Q: Can I switch my already-trained model from DDPM to DDIM? A: Yes. DDIM uses the same training loss as DDPM, so any DDPM-style checkpoint can be sampled with DDIM at inference by swapping the scheduler. No retraining or fine-tuning needed.
Sources
- arXiv: Denoising Diffusion Implicit Models - Original paper by Song, Meng, and Ermon, ICLR 2021.
- Diffusers docs: DDIMScheduler API reference - Hugging Face implementation and integration guide.
Expert Takes
DDIM is often called “the fast sampler,” but that framing hides the insight. Not a new algorithm. A new interpretation. By relaxing the Markov assumption in the forward process, Song, Meng, and Ermon showed diffusion sampling was already over-parameterized — you can skip most steps without losing information. The model doesn’t change. The path through it does. That’s why the paper still gets cited in flow-matching work.
When you wire DDIM into a generation pipeline, the interesting question isn’t “is it fast enough” — it’s “does your spec pin the sampler?” Treat the scheduler choice as part of your prompt contract. If two runs use different samplers, seed determinism alone won’t save you; outputs diverge.

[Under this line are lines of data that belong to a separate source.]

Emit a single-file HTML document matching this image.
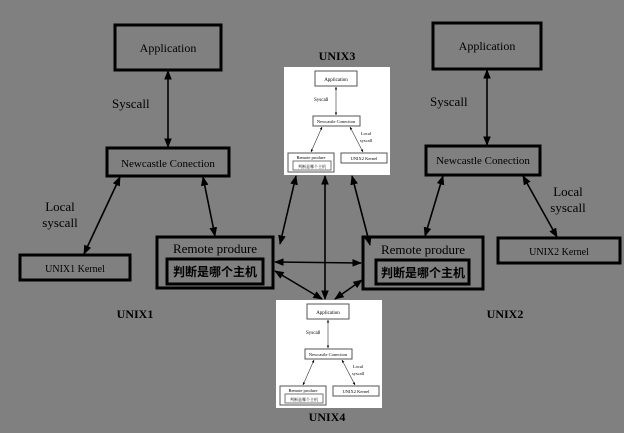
<!DOCTYPE html>
<html><head><meta charset="utf-8"><style>
html,body{margin:0;padding:0;background:#808080;}
svg{display:block;font-family:"Liberation Serif","Noto Serif CJK SC",serif;}
</style></head><body>
<svg width="624" height="433" viewBox="0 0 624 433" xmlns="http://www.w3.org/2000/svg">
<defs>
<marker id="a" viewBox="0 0 10 10" refX="9" refY="5" markerWidth="6" markerHeight="6" orient="auto-start-reverse"><path d="M0,1 L10,5 L0,9 z" fill="#000"/></marker>
<marker id="s" viewBox="0 0 10 10" refX="9" refY="5" markerWidth="5" markerHeight="5" orient="auto-start-reverse"><path d="M0,1 L10,5 L0,9 z" fill="#000"/></marker>
<g id="mini">
<rect x="0" y="0" width="106" height="108" fill="#fff"/>
<rect x="31" y="4" width="42" height="15" fill="none" stroke="#555" stroke-width="1"/>
<text x="52" y="14" font-size="5" text-anchor="middle">Application</text>
<line x1="52" y1="20" x2="52" y2="48" stroke="#333" stroke-width="0.6" marker-start="url(#s)" marker-end="url(#s)"/>
<text x="30" y="34" font-size="5">Syscall</text>
<rect x="29" y="49" width="47" height="10" fill="none" stroke="#555" stroke-width="1"/>
<text x="52" y="56" font-size="4.5" text-anchor="middle">Newcastle Conection</text>
<line x1="38" y1="60" x2="27" y2="85" stroke="#333" stroke-width="0.6" marker-start="url(#s)" marker-end="url(#s)"/>
<line x1="66" y1="60" x2="79" y2="85" stroke="#333" stroke-width="0.6" marker-start="url(#s)" marker-end="url(#s)"/>
<text x="82" y="68" font-size="4.5" text-anchor="middle">Local</text>
<text x="82" y="75" font-size="4.5" text-anchor="middle">syscall</text>
<rect x="4" y="86" width="46" height="19" fill="none" stroke="#555" stroke-width="1"/>
<text x="27" y="92" font-size="4.5" text-anchor="middle">Remote produre</text>
<rect x="9" y="94" width="38" height="9" fill="none" stroke="#555" stroke-width="0.8"/>
<text x="28" y="101" font-size="4" text-anchor="middle">判断是哪个主机</text>
<rect x="57" y="86" width="46" height="10" fill="none" stroke="#555" stroke-width="1"/>
<text x="80" y="93" font-size="4.5" text-anchor="middle">UNIX2 Kernel</text>
</g>
</defs>
<g stroke="#000" stroke-width="3" fill="none">
<rect x="115" y="25" width="106" height="45"/>
<rect x="107" y="148" width="122" height="28"/>
<rect x="20" y="255" width="110" height="25"/>
<rect x="157" y="237" width="116" height="51"/>
<rect x="167" y="259" width="96" height="25"/>
<rect x="433" y="23" width="108" height="46"/>
<rect x="426" y="146" width="114" height="29"/>
<rect x="363" y="237" width="120" height="52"/>
<rect x="376" y="260" width="93" height="24"/>
<rect x="498" y="238" width="122" height="25"/>
</g>
<g fill="#000" font-size="12">
<text x="168" y="52" text-anchor="middle">Application</text>
<text x="168" y="167" text-anchor="middle" font-size="11">Newcastle Conection</text>
<text x="75" y="272" text-anchor="middle" font-size="10">UNIX1 Kernel</text>
<text x="215" y="253" text-anchor="middle" font-size="13">Remote produre</text>
<text x="215" y="276" text-anchor="middle" font-size="12" font-family="Noto Sans CJK SC,sans-serif" font-weight="bold">判断是哪个主机</text>
<text x="487" y="50" text-anchor="middle">Application</text>
<text x="483" y="164" text-anchor="middle" font-size="11">Newcastle Conection</text>
<text x="423" y="254" text-anchor="middle" font-size="13">Remote produre</text>
<text x="423" y="277" text-anchor="middle" font-size="12" font-family="Noto Sans CJK SC,sans-serif" font-weight="bold">判断是哪个主机</text>
<text x="559" y="255" text-anchor="middle" font-size="10">UNIX2 Kernel</text>
<text x="112" y="108" font-size="13">Syscall</text>
<text x="430" y="106" font-size="13">Syscall</text>
<text x="60" y="211" text-anchor="middle" font-size="13">Local</text>
<text x="60" y="227" text-anchor="middle" font-size="13">syscall</text>
<text x="568" y="196" text-anchor="middle" font-size="13">Local</text>
<text x="568" y="212" text-anchor="middle" font-size="13">syscall</text>
<text x="135" y="318" text-anchor="middle" font-weight="bold" font-size="12">UNIX1</text>
<text x="505" y="318" text-anchor="middle" font-weight="bold" font-size="12">UNIX2</text>
<text x="337" y="60" text-anchor="middle" font-weight="bold" font-size="12">UNIX3</text>
<text x="327" y="421" text-anchor="middle" font-weight="bold" font-size="12">UNIX4</text>
</g>
<use href="#mini" x="284" y="67"/>
<use href="#mini" x="276" y="300"/>
<g stroke="#000" stroke-width="1.6" marker-start="url(#a)" marker-end="url(#a)">
<line x1="168" y1="71" x2="168" y2="147"/>
<line x1="487" y1="70" x2="487" y2="145"/>
<line x1="120" y1="177" x2="84" y2="254"/>
<line x1="203" y1="177" x2="215" y2="236"/>
<line x1="443" y1="176" x2="425" y2="236"/>
<line x1="523" y1="176" x2="557" y2="237"/>
<line x1="296" y1="176" x2="280" y2="244"/>
<line x1="325" y1="176" x2="325" y2="299"/>
<line x1="352" y1="176" x2="370" y2="245"/>
<line x1="275" y1="262" x2="361" y2="263"/>
<line x1="275" y1="271" x2="322" y2="299"/>
<line x1="362" y1="280" x2="335" y2="299"/>
</g>
</svg>
</body></html>
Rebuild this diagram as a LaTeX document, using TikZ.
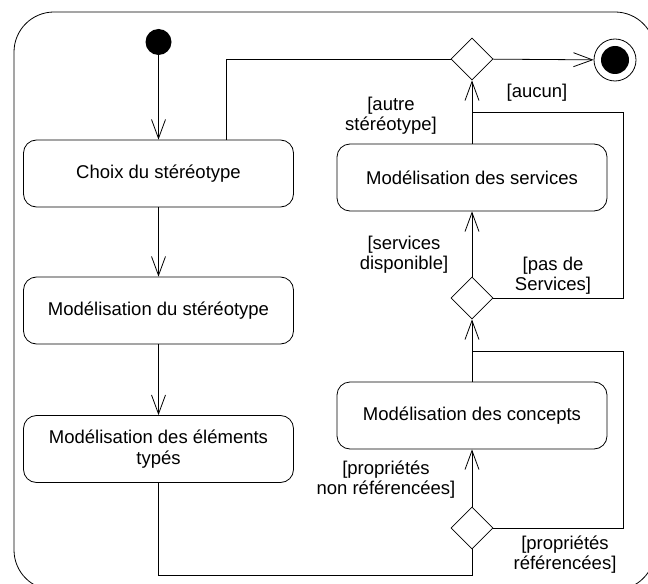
\documentclass[tikz,border=0pt]{standalone}
\usepackage{fontspec}
\setmainfont{Liberation Sans}
\usetikzlibrary{arrows.meta,shapes.geometric}
\begin{document}
\begin{tikzpicture}[x=1bp,y=-1bp, line width=0.8bp,
  act/.style={draw, rounded corners=13bp, minimum width=270bp, minimum height=67bp, align=center, font=\fontsize{18.5bp}{21bp}\selectfont, inner sep=0pt},
  dec/.style={draw, diamond, minimum width=42bp, minimum height=42bp, inner sep=0pt},
  lbl/.style={align=center, font=\fontsize{18.5bp}{20bp}\selectfont, inner sep=0pt},
  flow/.style={-{Straight Barb[length=19bp,width=14bp]}},
]
\useasboundingbox (0,0) rectangle (648,584);
\begin{scope}
\clip (0,0) rectangle (648,584);
\draw[rounded corners=40bp] (14,12) rectangle (655,590);
\end{scope}

\node[circle, fill, inner sep=0pt, minimum size=26bp] (init) at (158.5,42) {};
\node[act] (choix) at (158.5,173.5) {Choix du stéréotype};
\node[act] (mstereo) at (158.5,310.5) {Modélisation du stéréotype};
\node[act] (melem) at (158.5,449) {Modélisation des éléments\\typés};
\node[act] (mserv) at (472,177.5) {Modélisation des services};
\node[act] (mconc) at (472,415.5) {Modélisation des concepts};
\node[dec] (d1) at (472,59) {};
\node[dec] (d2) at (472,298) {};
\node[dec] (d3) at (472,528) {};
\node[circle, draw, minimum size=42bp, inner sep=0pt] (fin) at (615,60) {};
\node[circle, fill, minimum size=28bp, inner sep=0pt] (finin) at (615,60) {};

\coordinate (c1) at (226,59);
\coordinate (c2) at (158.5,575);
\coordinate (c3) at (623,351);
\coordinate (c4) at (623,112);

\draw[flow] (init) -- (choix);
\draw[flow] (choix) -- (mstereo);
\draw[flow] (mstereo) -- (melem);
\draw (choix.north -| c1) -- (c1) -- (d1.west);
\draw (melem.south) -- (c2) -| (d3.south);
\draw[flow] (d3) -- (mconc);
\draw (d3.east) -| (c3) -- (c3 -| d3);
\draw[flow] (mconc) -- (d2);
\draw (d2.east) -| (c4) -- (c4 -| d2);
\draw[flow] (d2) -- (mserv);
\draw[flow] (mserv) -- (d1);
\draw[flow] (d1) -- (fin);

\node[lbl] (l1) at (537,93) {[aucun]};
\node[lbl] (l2) at (391,116) {[autre\\stéréotype]};
\node[lbl] (l3) at (404,255) {[services\\disponible]};
\node[lbl] (l4) at (553,276) {[pas de\\Services]};
\node[lbl] (l5) at (386,480) {[propriétés\\non référencées]};
\node[lbl] (l6) at (565,555) {[propriétés\\référencées]};
\end{tikzpicture}
\end{document}
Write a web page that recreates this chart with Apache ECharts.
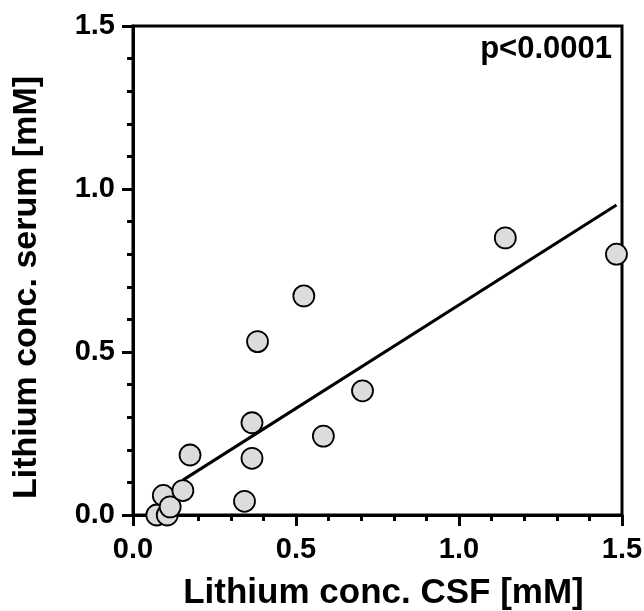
<!DOCTYPE html>
<html>
<head>
<meta charset="utf-8">
<script src="https://cdn.jsdelivr.net/npm/echarts@6/dist/echarts.min.js"></script>
<style>
  html, body { margin: 0; padding: 0; background: #fff; }
  #chart { width: 644px; height: 611px; }
</style>
</head>
<body>
<div id="chart"></div>
<script>
// Lithium in CSF vs serum, one point per sample
const csfValues = [0.073, 0.105, 0.093, 0.114, 0.153, 0.175, 0.342, 0.365, 0.365, 0.382, 0.524, 0.584, 0.704, 1.142, 1.483];
const serumValues = [0.0, 0.0, 0.06, 0.025, 0.075, 0.184, 0.042, 0.174, 0.283, 0.532, 0.672, 0.242, 0.381, 0.85, 0.80];

// regression line endpoints
const fitX = [0.153, 1.483];
const fitY = [0.107, 0.951];

const axisTicks = [0, 0.5, 1.0, 1.5];
const pLabel = "p<0.0001";

const font = "'Liberation Sans', Arial, sans-serif";
const chart = echarts.init(document.getElementById("chart"));

const axisCommon = {
  type: "value",
  min: axisTicks[0],
  max: axisTicks[axisTicks.length - 1],
  interval: axisTicks[1] - axisTicks[0],
  nameLocation: "middle",
  axisLine: { show: true, onZero: false, lineStyle: { color: "#000", width: 3 } },
  axisTick: { show: true, inside: false, length: 11, lineStyle: { color: "#000", width: 3 } },
  minorTick: { show: true, splitNumber: 5, length: 6, lineStyle: { color: "#000", width: 3 } },
  splitLine: { show: false },
  axisLabel: {
    color: "#000",
    fontFamily: font,
    fontWeight: "bold",
    fontSize: 29,
    formatter: (v) => v.toFixed(1),
  },
};

const options = {
  animation: false,
  backgroundColor: "#fff",
  title: {
    text: pLabel,
    right: 32,
    top: 34,
    padding: 0,
    textStyle: { color: "#000", fontFamily: font, fontWeight: "bold", fontSize: 31 },
  },
  grid: {
    left: 133,
    right: 22,
    top: 26,
    bottom: 96,
    outerBoundsMode: "none",
    containLabel: false,
    show: true,
    borderColor: "#000",
    borderWidth: 3,
  },
  xAxis: {
    ...axisCommon,
    name: "Lithium conc. CSF [mM]",
    nameGap: 61,
    nameTextStyle: {
      color: "#000", fontFamily: font, fontWeight: "bold", fontSize: 35,
      padding: [0, 0, 0, 12],
    },
    axisLabel: { ...axisCommon.axisLabel, margin: 20 },
  },
  yAxis: {
    ...axisCommon,
    name: "Lithium conc. serum [mM]",
    nameGap: 89,
    nameTextStyle: {
      color: "#000", fontFamily: font, fontWeight: "bold", fontSize: 34,
      padding: [0, 34, 0, 0],
    },
    axisLabel: { ...axisCommon.axisLabel, margin: 18 },
  },
  series: [
    {
      type: "line",
      data: fitX.map((x, i) => [x, fitY[i]]),
      showSymbol: false,
      symbol: "none",
      lineStyle: { color: "#000", width: 3 },
      z: 2,
      silent: true,
    },
    {
      type: "scatter",
      data: csfValues.map((x, i) => [x, serumValues[i]]),
      symbol: "circle",
      symbolSize: 21,
      itemStyle: { color: "#dcdcdc", borderColor: "#000", borderWidth: 1.8, opacity: 1 },
      z: 3,
    },
  ],
};

chart.setOption(options);
</script>
</body>
</html>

The fix is a workflow file that explicitly names the scheduler, step count, and guidance scale. One line of config, one less class of reproducibility bug.
The window for DDIM as a performance differentiator closed years ago. You are either on a flow-matching native sampler or you’re losing on quality-per-step. But don’t write DDIM off — the real business story is inversion. Every consumer editing app that promises “change the style, keep the composition” is running a DDIM-style inverse somewhere in its stack. That’s not a product update. That’s an entire UX category built on a 2020 paper.
Invertibility sounds like a technical detail. It is also how you edit a real person’s photograph without their knowing. DDIM-based inversion is the math behind most “change the background” or “restyle this portrait” features, and it works on any image the model has seen enough of to reconstruct. Who consented? The photographer? The subject? The dataset’s original licensor? The paper answers none of this, and neither does the scheduler dropdown.